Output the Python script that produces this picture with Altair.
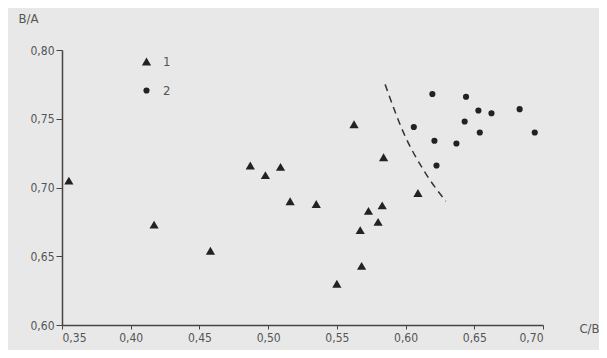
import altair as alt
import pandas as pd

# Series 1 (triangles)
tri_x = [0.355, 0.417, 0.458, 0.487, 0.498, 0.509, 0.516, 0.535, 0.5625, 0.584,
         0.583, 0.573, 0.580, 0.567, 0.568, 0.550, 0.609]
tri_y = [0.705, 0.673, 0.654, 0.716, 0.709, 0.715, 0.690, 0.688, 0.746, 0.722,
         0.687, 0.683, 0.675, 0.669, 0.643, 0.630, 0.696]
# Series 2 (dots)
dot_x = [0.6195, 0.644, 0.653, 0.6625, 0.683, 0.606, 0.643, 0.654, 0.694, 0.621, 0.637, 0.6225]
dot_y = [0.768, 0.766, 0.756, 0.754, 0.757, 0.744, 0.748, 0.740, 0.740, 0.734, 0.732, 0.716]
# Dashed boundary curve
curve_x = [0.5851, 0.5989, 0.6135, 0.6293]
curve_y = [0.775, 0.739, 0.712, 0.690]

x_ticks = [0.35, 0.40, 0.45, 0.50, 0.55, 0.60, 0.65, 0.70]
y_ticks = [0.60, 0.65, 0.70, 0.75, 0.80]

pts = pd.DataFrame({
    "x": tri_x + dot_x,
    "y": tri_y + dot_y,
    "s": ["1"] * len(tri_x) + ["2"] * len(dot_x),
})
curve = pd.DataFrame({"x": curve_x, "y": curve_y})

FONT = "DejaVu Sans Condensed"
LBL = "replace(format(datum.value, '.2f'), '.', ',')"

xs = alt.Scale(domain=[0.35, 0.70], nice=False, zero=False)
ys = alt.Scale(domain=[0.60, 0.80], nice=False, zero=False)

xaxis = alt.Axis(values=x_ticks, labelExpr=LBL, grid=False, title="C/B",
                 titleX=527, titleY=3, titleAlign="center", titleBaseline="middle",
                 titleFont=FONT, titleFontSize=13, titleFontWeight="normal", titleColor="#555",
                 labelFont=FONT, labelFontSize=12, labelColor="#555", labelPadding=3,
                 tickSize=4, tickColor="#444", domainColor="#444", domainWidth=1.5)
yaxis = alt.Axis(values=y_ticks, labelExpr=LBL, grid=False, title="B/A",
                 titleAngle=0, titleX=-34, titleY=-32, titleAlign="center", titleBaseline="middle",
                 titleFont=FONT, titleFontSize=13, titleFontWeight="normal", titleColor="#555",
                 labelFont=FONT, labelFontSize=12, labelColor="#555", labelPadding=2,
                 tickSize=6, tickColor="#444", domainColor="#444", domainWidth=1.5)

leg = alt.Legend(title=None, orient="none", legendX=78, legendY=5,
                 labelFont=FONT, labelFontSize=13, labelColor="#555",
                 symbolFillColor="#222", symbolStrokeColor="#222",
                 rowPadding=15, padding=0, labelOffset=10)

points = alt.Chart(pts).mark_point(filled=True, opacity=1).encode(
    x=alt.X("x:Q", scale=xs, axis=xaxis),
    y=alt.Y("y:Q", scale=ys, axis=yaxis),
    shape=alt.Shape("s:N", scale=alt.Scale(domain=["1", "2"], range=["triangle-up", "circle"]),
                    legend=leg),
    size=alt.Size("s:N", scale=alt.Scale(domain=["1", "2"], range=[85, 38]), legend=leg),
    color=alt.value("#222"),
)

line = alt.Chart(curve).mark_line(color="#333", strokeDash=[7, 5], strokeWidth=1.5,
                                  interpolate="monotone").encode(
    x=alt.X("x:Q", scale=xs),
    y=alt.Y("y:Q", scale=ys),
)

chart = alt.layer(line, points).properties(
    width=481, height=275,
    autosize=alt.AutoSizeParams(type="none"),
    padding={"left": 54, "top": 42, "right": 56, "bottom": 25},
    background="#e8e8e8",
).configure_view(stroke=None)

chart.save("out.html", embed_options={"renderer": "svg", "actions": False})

· · · · · · ·

WORK TO COMPLETE ::
Quote the material exactly. Pictures stay out.

EXERCISE OUTPUT ::
Output the Python script that produces this picture with Altair.
import altair as alt
import pandas as pd

# Series 1 (triangles)
tri_x = [0.355, 0.417, 0.458, 0.487, 0.498, 0.509, 0.516, 0.535, 0.5625, 0.584,
         0.583, 0.573, 0.580, 0.567, 0.568, 0.550, 0.609]
tri_y = [0.705, 0.673, 0.654, 0.716, 0.709, 0.715, 0.690, 0.688, 0.746, 0.722,
         0.687, 0.683, 0.675, 0.669, 0.643, 0.630, 0.696]
# Series 2 (dots)
dot_x = [0.6195, 0.644, 0.653, 0.6625, 0.683, 0.606, 0.643, 0.654, 0.694, 0.621, 0.637, 0.6225]
dot_y = [0.768, 0.766, 0.756, 0.754, 0.757, 0.744, 0.748, 0.740, 0.740, 0.734, 0.732, 0.716]
# Dashed boundary curve
curve_x = [0.5851, 0.5989, 0.6135, 0.6293]
curve_y = [0.775, 0.739, 0.712, 0.690]

x_ticks = [0.35, 0.40, 0.45, 0.50, 0.55, 0.60, 0.65, 0.70]
y_ticks = [0.60, 0.65, 0.70, 0.75, 0.80]

pts = pd.DataFrame({
    "x": tri_x + dot_x,
    "y": tri_y + dot_y,
    "s": ["1"] * len(tri_x) + ["2"] * len(dot_x),
})
curve = pd.DataFrame({"x": curve_x, "y": curve_y})

FONT = "DejaVu Sans Condensed"
LBL = "replace(format(datum.value, '.2f'), '.', ',')"

xs = alt.Scale(domain=[0.35, 0.70], nice=False, zero=False)
ys = alt.Scale(domain=[0.60, 0.80], nice=False, zero=False)

xaxis = alt.Axis(values=x_ticks, labelExpr=LBL, grid=False, title="C/B",
                 titleX=527, titleY=3, titleAlign="center", titleBaseline="middle",
                 titleFont=FONT, titleFontSize=13, titleFontWeight="normal", titleColor="#555",
                 labelFont=FONT, labelFontSize=12, labelColor="#555", labelPadding=3,
                 tickSize=4, tickColor="#444", domainColor="#444", domainWidth=1.5)
yaxis = alt.Axis(values=y_ticks, labelExpr=LBL, grid=False, title="B/A",
                 titleAngle=0, titleX=-34, titleY=-32, titleAlign="center", titleBaseline="middle",
                 titleFont=FONT, titleFontSize=13, titleFontWeight="normal", titleColor="#555",
                 labelFont=FONT, labelFontSize=12, labelColor="#555", labelPadding=2,
                 tickSize=6, tickColor="#444", domainColor="#444", domainWidth=1.5)

leg = alt.Legend(title=None, orient="none", legendX=78, legendY=5,
                 labelFont=FONT, labelFontSize=13, labelColor="#555",
                 symbolFillColor="#222", symbolStrokeColor="#222",
                 rowPadding=15, padding=0, labelOffset=10)

points = alt.Chart(pts).mark_point(filled=True, opacity=1).encode(
    x=alt.X("x:Q", scale=xs, axis=xaxis),
    y=alt.Y("y:Q", scale=ys, axis=yaxis),
    shape=alt.Shape("s:N", scale=alt.Scale(domain=["1", "2"], range=["triangle-up", "circle"]),
                    legend=leg),
    size=alt.Size("s:N", scale=alt.Scale(domain=["1", "2"], range=[85, 38]), legend=leg),
    color=alt.value("#222"),
)

line = alt.Chart(curve).mark_line(color="#333", strokeDash=[7, 5], strokeWidth=1.5,
                                  interpolate="monotone").encode(
    x=alt.X("x:Q", scale=xs),
    y=alt.Y("y:Q", scale=ys),
)

chart = alt.layer(line, points).properties(
    width=481, height=275,
    autosize=alt.AutoSizeParams(type="none"),
    padding={"left": 54, "top": 42, "right": 56, "bottom": 25},
    background="#e8e8e8",
).configure_view(stroke=None)

chart.save("out.html", embed_options={"renderer": "svg", "actions": False})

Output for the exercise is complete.